* [Brief]
Take the lines from the top down to and including the one with "return 1 - (p - T) / ph" and repeat them exactly. Omit images.

* [Data lines]
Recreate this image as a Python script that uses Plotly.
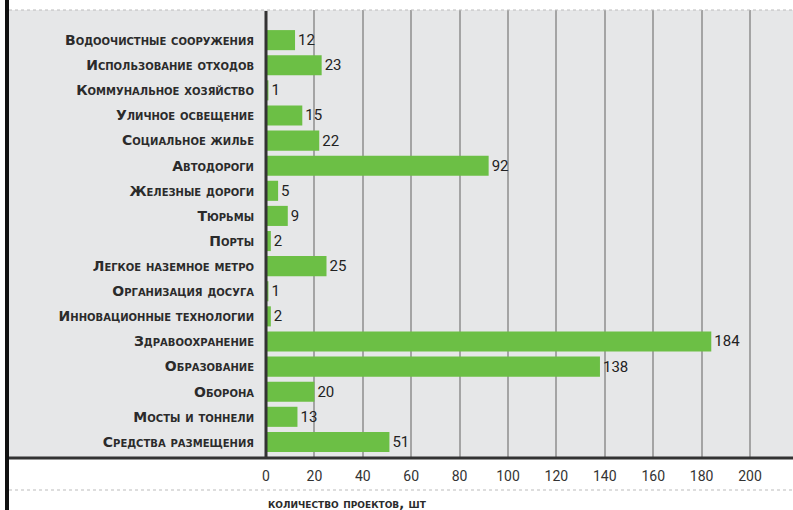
import plotly.graph_objects as go

categories = [
    "Водоочистные сооружения",
    "Использование отходов",
    "Коммунальное хозяйство",
    "Уличное освещение",
    "Социальное жилье",
    "Автодороги",
    "Железные дороги",
    "Тюрьмы",
    "Порты",
    "Легкое наземное метро",
    "Организация досуга",
    "Инновационные технологии",
    "Здравоохранение",
    "Образование",
    "Оборона",
    "Мосты и тоннели",
    "Средства размещения",
]
values = [12, 23, 1, 15, 22, 92, 5, 9, 2, 25, 1, 2, 184, 138, 20, 13, 51]
x_ticks = [0, 20, 40, 60, 80, 100, 120, 140, 160, 180, 200]
x_title = "количество проектов, шт"

W, H = 793, 510
L, R, T, B = 266, 0, 10, 52
pw = W - L - R
ph = H - T - B

GRAY = "#e6e7e8"
GREEN = "#6cbf45"
DARK = "#333333"
LABEL_FONT = "DejaVu Sans, sans-serif"

fig = go.Figure()
fig.add_trace(go.Bar(
    x=values, y=categories, orientation="h",
    marker=dict(color=GREEN, line=dict(width=0)),
    width=0.8,
    text=[str(v) for v in values], textposition="outside",
    textfont=dict(family="Liberation Sans Narrow, Roboto, sans-serif", size=15, color="#222222"),
    cliponaxis=False,
))

def px_x(p):
    return (p - L) / pw

def px_y(p):
    return 1 - (p - T) / ph

shapes = [
    dict(type="rect", xref="paper", yref="paper", x0=px_x(9), x1=1, y0=px_y(458), y1=px_y(10),
         fillcolor=GRAY, line=dict(width=0), layer="below"),
    dict(type="line", xref="paper", yref="paper", x0=px_x(7), x1=px_x(7), y0=px_y(510), y1=px_y(0),
         line=dict(color="#111111", width=4)),
    dict(type="line", xref="paper", yref="paper", x0=px_x(9), x1=1, y0=px_y(10), y1=px_y(10),
         line=dict(color="#bbbbbb", width=1, dash="dot")),
    dict(type="line", xref="paper", yref="paper", x0=px_x(9), x1=1, y0=px_y(458), y1=px_y(458),
         line=dict(color=DARK, width=3)),
    dict(type="line", xref="paper", yref="paper", x0=px_x(9), x1=1, y0=px_y(490), y1=px_y(490),
         line=dict(color="#bbbbbb", width=1, dash="dot")),
    dict(type="line", xref="paper", yref="paper", x0=0, x1=0, y0=px_y(458), y1=px_y(11),
         line=dict(color=DARK, width=3)),
]

fig.update_layout(
    width=W, height=H,
    margin=dict(l=L, r=R, t=T, b=B, pad=0),
    paper_bgcolor="white",
    plot_bgcolor=GRAY,
    showlegend=False,
    bargap=0.2,
    shapes=shapes,
    xaxis=dict(
        range=[0, pw / 2.42],
        tickvals=x_ticks, ticktext=[str(t) for t in x_ticks],
        showgrid=True, gridcolor="#a4a4a4", gridwidth=1.5,
        zeroline=False, showline=False, ticks="",
        tickfont=dict(family="Roboto, sans-serif", size=14, color=DARK),
        ticklabelstandoff=8,
    ),
    yaxis=dict(
        type="category",
        range=[16.64, -1.2],
        showgrid=False, zeroline=False, showline=False, ticks="",
        tickfont=dict(family=LABEL_FONT, size=14,
                      color="#2b2b2b", weight="bold", variant="small-caps"),
        ticklabelstandoff=11,
    ),
    annotations=[dict(
        text=x_title, xref="paper", yref="paper", x=0, y=px_y(503),
        xanchor="left", yanchor="middle", showarrow=False,
        font=dict(family=LABEL_FONT, size=13,
                  color="#2b2b2b", weight="bold", variant="small-caps"),
    )],
)

fig.write_html("out.html")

* [Exercise solution]
Recreate this image as a Python script that uses Plotly.
import plotly.graph_objects as go

categories = [
    "Водоочистные сооружения",
    "Использование отходов",
    "Коммунальное хозяйство",
    "Уличное освещение",
    "Социальное жилье",
    "Автодороги",
    "Железные дороги",
    "Тюрьмы",
    "Порты",
    "Легкое наземное метро",
    "Организация досуга",
    "Инновационные технологии",
    "Здравоохранение",
    "Образование",
    "Оборона",
    "Мосты и тоннели",
    "Средства размещения",
]
values = [12, 23, 1, 15, 22, 92, 5, 9, 2, 25, 1, 2, 184, 138, 20, 13, 51]
x_ticks = [0, 20, 40, 60, 80, 100, 120, 140, 160, 180, 200]
x_title = "количество проектов, шт"

W, H = 793, 510
L, R, T, B = 266, 0, 10, 52
pw = W - L - R
ph = H - T - B

GRAY = "#e6e7e8"
GREEN = "#6cbf45"
DARK = "#333333"
LABEL_FONT = "DejaVu Sans, sans-serif"

fig = go.Figure()
fig.add_trace(go.Bar(
    x=values, y=categories, orientation="h",
    marker=dict(color=GREEN, line=dict(width=0)),
    width=0.8,
    text=[str(v) for v in values], textposition="outside",
    textfont=dict(family="Liberation Sans Narrow, Roboto, sans-serif", size=15, color="#222222"),
    cliponaxis=False,
))

def px_x(p):
    return (p - L) / pw

def px_y(p):
    return 1 - (p - T) / ph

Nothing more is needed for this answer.